▶

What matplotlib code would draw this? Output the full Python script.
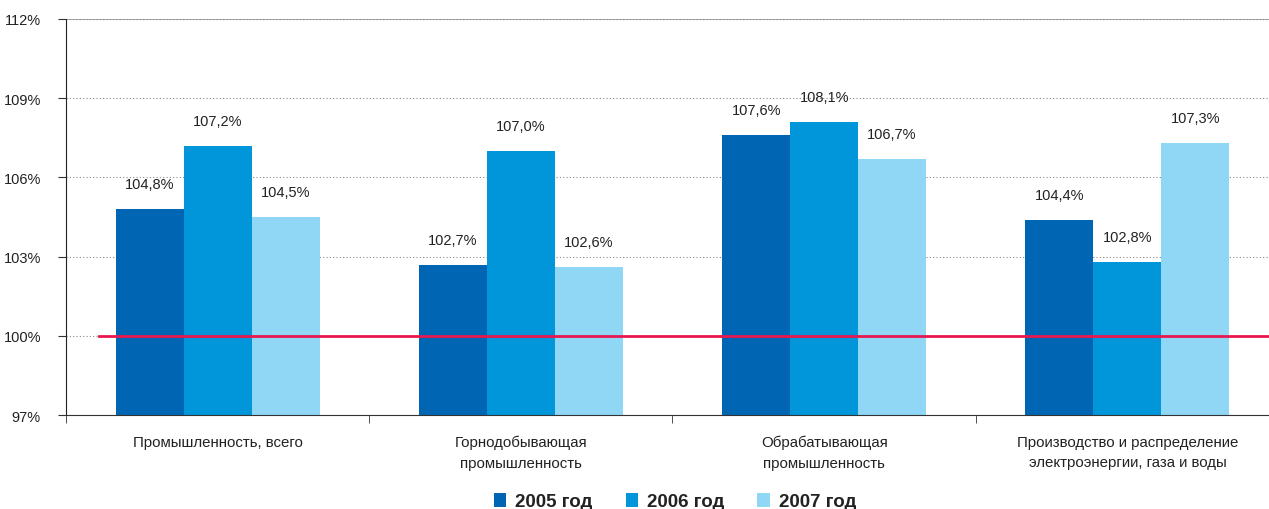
import numpy as np
import matplotlib.pyplot as plt
from matplotlib.ticker import FixedLocator

categories = ['Промышленность, всего',
              'Горнодобывающая\nпромышленность',
              'Обрабатывающая\nпромышленность',
              'Производство и распределение\nэлектроэнергии, газа и воды']
years = ['2005 год', '2006 год', '2007 год']
v2005 = [104.8, 102.7, 107.6, 104.4]
v2006 = [107.2, 107.0, 108.1, 102.8]
v2007 = [104.5, 102.6, 106.7, 107.3]
yticks = [97, 100, 103, 106, 109, 112]

colors = ['#0066b3', '#0096d9', '#8fd7f5']

plt.rcParams['font.family'] = ['Liberation Sans', 'DejaVu Sans']

fig = plt.figure(figsize=(12.69, 5.10), dpi=100)
ax = fig.add_axes([0.052, 0.184, 0.948, 0.777])

x = np.arange(len(categories))
w = 0.224
base = 97

for k, (vals, c, lab) in enumerate(zip([v2005, v2006, v2007], colors, years)):
    pos = x + (k - 1) * w
    ax.bar(pos, np.array(vals) - base, w, bottom=base, color=c, label=lab, zorder=2)
    for p, v in zip(pos, vals):
        ax.annotate('{:.1f}%'.format(v).replace('.', ','), (p, v),
                    xytext=(0, 18), textcoords='offset points',
                    ha='center', va='center', fontsize=10.5, color='#222222')

ax.set_xlim(-0.5, 3.467)
ax.set_ylim(97, 112)
ax.set_yticks(yticks)
ax.set_yticklabels(['{}%'.format(t) for t in yticks], fontsize=10.5, color='#222222')
ax.grid(axis='y', linestyle=(0, (1, 2)), color='#888888', linewidth=0.8, zorder=0)
ax.axhline(112, color='#999999', linewidth=1.2, zorder=1)

ax.plot([-0.39, 3.467], [100, 100], color='#e8174f', linewidth=2, zorder=3)

ax.set_xticks(x)
ax.set_xticklabels(categories, fontsize=10.8, color='#222222', linespacing=1.6,
                   va='top')
ax.tick_params(axis='x', length=0, pad=14)
ax.xaxis.set_minor_locator(FixedLocator([-0.5, 0.5, 1.5, 2.5]))
ax.tick_params(axis='x', which='minor', length=6, direction='out', color='#333333')
ax.tick_params(axis='y', length=6, color='#333333', pad=12)

for s in ['top', 'right']:
    ax.spines[s].set_visible(False)
ax.spines['left'].set_color('#222222')
ax.spines['bottom'].set_color('#333333')

leg = fig.legend(loc='lower center', bbox_to_anchor=(0.532, -0.036), ncol=3,
                 frameon=False, handlelength=0.65, handleheight=0.75,
                 columnspacing=1.75, handletextpad=0.5,
                 prop={'weight': 'bold', 'size': 13.5})
for t in leg.get_texts():
    t.set_color('#222222')

fig.savefig('out.png', dpi=100)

◀

• **WHAT THE TASK ASKS**: Restate the whole of the material word for word without the pictures.

• **RESPONSE**:
What matplotlib code would draw this? Output the full Python script.
import numpy as np
import matplotlib.pyplot as plt
from matplotlib.ticker import FixedLocator

categories = ['Промышленность, всего',
              'Горнодобывающая\nпромышленность',
              'Обрабатывающая\nпромышленность',
              'Производство и распределение\nэлектроэнергии, газа и воды']
years = ['2005 год', '2006 год', '2007 год']
v2005 = [104.8, 102.7, 107.6, 104.4]
v2006 = [107.2, 107.0, 108.1, 102.8]
v2007 = [104.5, 102.6, 106.7, 107.3]
yticks = [97, 100, 103, 106, 109, 112]

colors = ['#0066b3', '#0096d9', '#8fd7f5']

plt.rcParams['font.family'] = ['Liberation Sans', 'DejaVu Sans']

fig = plt.figure(figsize=(12.69, 5.10), dpi=100)
ax = fig.add_axes([0.052, 0.184, 0.948, 0.777])

x = np.arange(len(categories))
w = 0.224
base = 97

for k, (vals, c, lab) in enumerate(zip([v2005, v2006, v2007], colors, years)):
    pos = x + (k - 1) * w
    ax.bar(pos, np.array(vals) - base, w, bottom=base, color=c, label=lab, zorder=2)
    for p, v in zip(pos, vals):
        ax.annotate('{:.1f}%'.format(v).replace('.', ','), (p, v),
                    xytext=(0, 18), textcoords='offset points',
                    ha='center', va='center', fontsize=10.5, color='#222222')

ax.set_xlim(-0.5, 3.467)
ax.set_ylim(97, 112)
ax.set_yticks(yticks)
ax.set_yticklabels(['{}%'.format(t) for t in yticks], fontsize=10.5, color='#222222')
ax.grid(axis='y', linestyle=(0, (1, 2)), color='#888888', linewidth=0.8, zorder=0)
ax.axhline(112, color='#999999', linewidth=1.2, zorder=1)

ax.plot([-0.39, 3.467], [100, 100], color='#e8174f', linewidth=2, zorder=3)

ax.set_xticks(x)
ax.set_xticklabels(categories, fontsize=10.8, color='#222222', linespacing=1.6,
                   va='top')
ax.tick_params(axis='x', length=0, pad=14)
ax.xaxis.set_minor_locator(FixedLocator([-0.5, 0.5, 1.5, 2.5]))
ax.tick_params(axis='x', which='minor', length=6, direction='out', color='#333333')
ax.tick_params(axis='y', length=6, color='#333333', pad=12)

for s in ['top', 'right']:
    ax.spines[s].set_visible(False)
ax.spines['left'].set_color('#222222')
ax.spines['bottom'].set_color('#333333')

leg = fig.legend(loc='lower center', bbox_to_anchor=(0.532, -0.036), ncol=3,
                 frameon=False, handlelength=0.65, handleheight=0.75,
                 columnspacing=1.75, handletextpad=0.5,
                 prop={'weight': 'bold', 'size': 13.5})
for t in leg.get_texts():
    t.set_color('#222222')

fig.savefig('out.png', dpi=100)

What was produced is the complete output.